Mietsituation in Großstädten: Wohnpolitik nach sozialen Kriterien ausrichten
Der soziale und gemeinnützige Wohnungsbau mit möglichst dauerhaften Mietbindungen muss ausgebaut werden. Von Dorothea Voss
[12.07.2021]
Fast die Hälfte aller Haushalte in deutschen Großstädten bezahlt mehr als 30 Prozent des Einkommens für die Miete, gut ein Viertel muss fürs Wohnen sogar mindestens 40 Prozent ausgeben. Am Ende des Monats herrscht vor allem bei vielen Mieter:innen mit niedrigen Einkommen Ebbe im Geldbeutel. Auch soziale Ungleichheit in der Gesellschaft wird durch die Wohnsituation verstärkt: Einkommensschwache Haushalte leben häufiger beengt und in schlechter ausgestatteten Wohnungen. Trotzdem zahlen sie im Verhältnis zu ihrem Einkommen viel Miete, während die Mietzahlungen in reichen Haushalten einen geringeren Anteil am Haushaltseinkommen ausmachen. Das sind die Ergebnisse einer von uns geförderten aktuellen Studie an der Humboldt-Universität zu Berlin.

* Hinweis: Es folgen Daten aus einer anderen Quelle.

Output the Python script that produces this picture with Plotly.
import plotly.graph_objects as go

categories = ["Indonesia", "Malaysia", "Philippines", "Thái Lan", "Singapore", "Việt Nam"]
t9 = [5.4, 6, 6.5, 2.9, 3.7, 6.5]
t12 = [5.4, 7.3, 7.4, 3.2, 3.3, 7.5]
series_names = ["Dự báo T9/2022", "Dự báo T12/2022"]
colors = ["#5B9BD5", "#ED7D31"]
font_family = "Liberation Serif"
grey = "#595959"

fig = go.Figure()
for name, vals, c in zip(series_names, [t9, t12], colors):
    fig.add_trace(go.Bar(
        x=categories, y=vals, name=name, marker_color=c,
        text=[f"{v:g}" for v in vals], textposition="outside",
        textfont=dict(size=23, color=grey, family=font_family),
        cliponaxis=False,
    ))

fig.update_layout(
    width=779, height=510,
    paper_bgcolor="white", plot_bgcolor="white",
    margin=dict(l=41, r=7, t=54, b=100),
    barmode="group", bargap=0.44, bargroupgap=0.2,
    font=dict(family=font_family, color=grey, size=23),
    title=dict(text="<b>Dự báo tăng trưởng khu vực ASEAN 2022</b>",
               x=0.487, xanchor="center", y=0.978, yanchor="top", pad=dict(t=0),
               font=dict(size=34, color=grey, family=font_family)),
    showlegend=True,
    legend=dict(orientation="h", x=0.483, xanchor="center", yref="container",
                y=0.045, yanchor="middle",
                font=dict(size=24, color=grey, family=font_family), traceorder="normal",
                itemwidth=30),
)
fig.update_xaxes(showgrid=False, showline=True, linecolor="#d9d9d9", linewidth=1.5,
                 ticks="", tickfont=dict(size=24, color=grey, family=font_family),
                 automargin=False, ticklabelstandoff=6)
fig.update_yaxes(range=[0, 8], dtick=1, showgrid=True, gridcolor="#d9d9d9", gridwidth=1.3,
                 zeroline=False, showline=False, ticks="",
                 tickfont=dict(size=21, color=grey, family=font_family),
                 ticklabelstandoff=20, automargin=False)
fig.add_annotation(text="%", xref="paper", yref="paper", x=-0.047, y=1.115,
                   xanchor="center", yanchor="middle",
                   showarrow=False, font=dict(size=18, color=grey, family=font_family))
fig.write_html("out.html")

Damit Wohnen nicht arm macht, muss zukünftig vermehrt dafür gesorgt werden, dass anständige Löhne gezahlt werden. Mehr Tariflöhne durch höhere Tarifbindung wären ein ganz wichtiger Faktor, um das Auseinanderdriften von sozialen Lebenslagen wirksam zu verhindern.
Genauso muss die Wohnpolitik selbst natürlich viel stärker nach sozialen Kriterien ausgerichtet sein. Weil gerade kleine und bezahlbare Wohnungen fehlen, ist der soziale und gemeinnützige Wohnungsbau mit möglichst dauerhaften Mietbindungen auszubauen.

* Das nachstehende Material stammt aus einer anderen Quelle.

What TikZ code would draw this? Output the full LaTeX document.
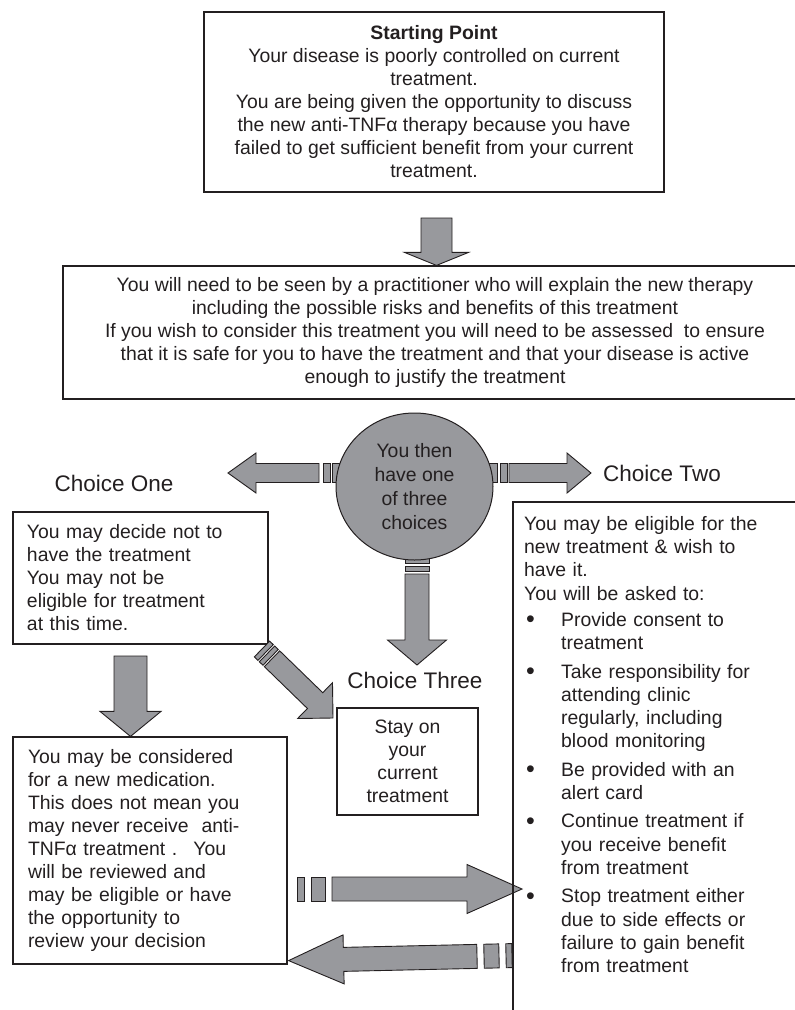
\documentclass[tikz,border=0pt]{standalone}
\usepackage{fontspec}
\setmainfont{Liberation Sans}
\usetikzlibrary{calc,shapes.geometric}

\definecolor{ink}{RGB}{35,31,32}
\definecolor{arrowgrey}{RGB}{152,153,157}

% one stripe of a striped tail: from #1 towards #2, between #3 and #4, half width #5
\newcommand{\band}[5]{%
  \path ($(#1)!#3pt!(#2)$) coordinate (bandS) ($(#1)!#4pt!(#2)$) coordinate (bandE);
  \draw[arrowbody] ($(bandS)!#5pt!90:(#2)$) -- ($(bandE)!#5pt!90:(#2)$) -- ($(bandE)!#5pt!-90:(#2)$) -- ($(bandS)!#5pt!-90:(#2)$) -- cycle;}
% block arrow: from #1 (shaft starts #3 along) to tip #2, shaft half #4, head half #5, head length #6
\newcommand{\fatarrow}[6]{%
  \path ($(#1)!#3pt!(#2)$) coordinate (shaftS) ($(#2)!#6pt!(#1)$) coordinate (shaftE);
  \draw[arrowbody] ($(shaftS)!#4pt!90:(#2)$) -- ($(shaftE)!#4pt!90:(#2)$) -- ($(shaftE)!#5pt!90:(#2)$) -- (#2) -- ($(shaftE)!#5pt!-90:(#2)$) -- ($(shaftE)!#4pt!-90:(#2)$) -- ($(shaftS)!#4pt!-90:(#2)$) -- cycle;}
\newcommand{\bul}{\makebox[37pt][l]{\hspace{2pt}\raisebox{-1.5pt}{\fontsize{25}{23}\selectfont\textbullet}}}
\newcommand{\ind}{\hspace*{37pt}}

\begin{document}
\begin{tikzpicture}[x=1pt, y=-1pt,
    every node/.style={text=ink, font=\fontsize{19.4}{23}\selectfont},
    infobox/.style={draw=ink, line width=1.2pt, inner sep=0pt, align=center},
    leftbox/.style={draw=ink, line width=1.2pt, inner ysep=0pt, align=left},
    choicelabel/.style={font=\fontsize{22.5}{27}\selectfont},
    arrowbody/.style={draw=ink, fill=arrowgrey, line width=0.9pt}]
    \useasboundingbox (0,0) rectangle (795,1010);
    \clip (0,0) rectangle (795,1010);

    \node[infobox, minimum width=460pt, minimum height=180pt] (start) at (434,102)
        {\textbf{Starting Point}\\Your disease is poorly controlled on current\\treatment.\\You are being given the opportunity to discuss\\the new anti-TNFα therapy because you have\\failed to get sufficient benefit from your current\\treatment.};
    \node[infobox, minimum width=744pt, minimum height=133pt] (assess) at (435,332.5)
        {You will need to be seen by a practitioner who will explain the new therapy\\including the possible risks and benefits of this treatment\\If you wish to consider this treatment you will need to be assessed~ to ensure\\that it is safe for you to have the treatment and that your disease is active\\enough to justify the treatment};

    \node[choicelabel] (oneLabel) at (114,483) {Choice One};
    \node[choicelabel] (twoLabel) at (662,473) {Choice Two};
    \node[choicelabel] (threeLabel) at (415,680) {Choice Three};

    \node[leftbox, minimum width=255pt, minimum height=132pt, text width=227pt, inner xsep=14pt] (declineBox) at (140.5,578)
        {You may decide not to\\have the treatment\\You may not be\\eligible for treatment\\at this time.};
    \node[leftbox, minimum width=274pt, minimum height=227pt, text width=244pt, inner xsep=15pt] (newmedBox) at (150,850.5)
        {You may be considered\\for a new medication.\\This does not mean you\\may never receive~ anti-\\TNFα treatment .~ You\\will be reviewed and\\may be eligible or have\\the opportunity to\\review your decision};
    \node[infobox, minimum width=141pt, minimum height=107pt] (stayBox) at (407.5,761.5)
        {Stay on\\your\\current\\treatment};
    \node[anchor=north west, inner xsep=11pt, inner ysep=14pt, text width=272pt, align=left, font=\fontsize{19.4}{23.3}\selectfont] (eligibleBox) at (513,502)
        {You may be eligible for the\\new treatment \& wish to\\have it.\\You will be asked to:\\[3pt]
         \bul Provide consent to\\\ind treatment\\[5pt]
         \bul Take responsibility for\\\ind attending clinic\\\ind regularly, including\\\ind blood monitoring\\[5pt]
         \bul Be provided with an\\\ind alert card\\[5pt]
         \bul Continue treatment if\\\ind you receive benefit\\\ind from treatment\\[5pt]
         \bul Stop treatment either\\\ind due to side effects or\\\ind failure to gain benefit\\\ind from treatment};

    \coordinate (topTail) at (436.5,218);
    \coordinate (topTip) at (topTail |- assess.north);
    \coordinate (oneTail) at (342,473);
    \coordinate (oneTip) at (228,473);
    \coordinate (twoTail) at (488,473);
    \coordinate (twoTip) at (591,473);
    \coordinate (threeTail) at (417,556);
    \coordinate (threeTip) at (417,665);
    \coordinate (diagTail) at (262,649);
    \coordinate (diagTip) at (333,718);
    \coordinate (declTail) at (130.5,656);
    \coordinate (declTip) at (declTail |- newmedBox.north);
    \coordinate (backTail) at (297,889);
    \coordinate (backTip) at (522,889);
    \coordinate (retTail) at (512,955.6);
    \coordinate (retTip) at ($(newmedBox.south east)+(1,-4)$);

    % arrows out of the hub, striped tails under it
    \band{oneTail}{oneTip}{0}{10}{9.5}
    \band{oneTail}{oneTip}{12}{19}{9.5}
    \fatarrow{oneTail}{oneTip}{23}{9.5}{20}{28}
    \band{twoTail}{twoTip}{0}{9}{9.5}
    \band{twoTail}{twoTip}{12}{19}{9.5}
    \fatarrow{twoTail}{twoTip}{21}{9.5}{20}{24}
    \band{threeTail}{threeTip}{0}{7}{12}
    \band{threeTail}{threeTip}{10}{15}{12}
    \fatarrow{threeTail}{threeTip}{18}{12}{29.5}{25}

    \node[ellipse, draw=ink, fill=arrowgrey, line width=1pt, minimum width=157pt, minimum height=147pt, inner sep=0pt, align=center, font=\fontsize{19.4}{24}\selectfont] (hub) at (414.5,486.5)
        {You then\\have one\\of three\\choices};

    \fatarrow{topTail}{topTip}{0}{15.5}{32}{13}
    \band{diagTail}{diagTip}{0}{5}{11}
    \band{diagTail}{diagTip}{7}{12}{11}
    \fatarrow{diagTail}{diagTip}{14}{11}{25}{25}
    \fatarrow{declTail}{declTip}{0}{16.5}{30.5}{25}
    \band{backTail}{backTip}{0}{7}{12}
    \band{backTail}{backTip}{14}{28}{12}
    \fatarrow{backTail}{backTip}{35}{12}{24.5}{55}
    \band{retTail}{retTip}{0}{6}{12}
    \band{retTail}{retTip}{13}{28}{12}
    \fatarrow{retTail}{retTip}{35}{12}{24.5}{55}

    % frame of the right box runs off the page
    \draw[draw=ink, line width=1.2pt] (eligibleBox.north west) rectangle ++(300,520);
\end{tikzpicture}
\end{document}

Die Kommunen sollten mehr Möglichkeiten haben, die soziale Stadt zu gestalten. Einfach nur darauf zu vertrauen, dass der Markt es durch mehr Bauen schon regelt, führt dagegen in die Irre – teures Bauen bringt vor allem hohe Renditen. Hier ist aktive Politik gefragt. Für mich heißt das: Soziale Wohnpolitik muss bei der nächsten Regierung oben auf der Agenda stehen.
Dr. Dorothea Voss leitet die Abteilung Forschungsförderung der Hans-Böckler-Stiftung.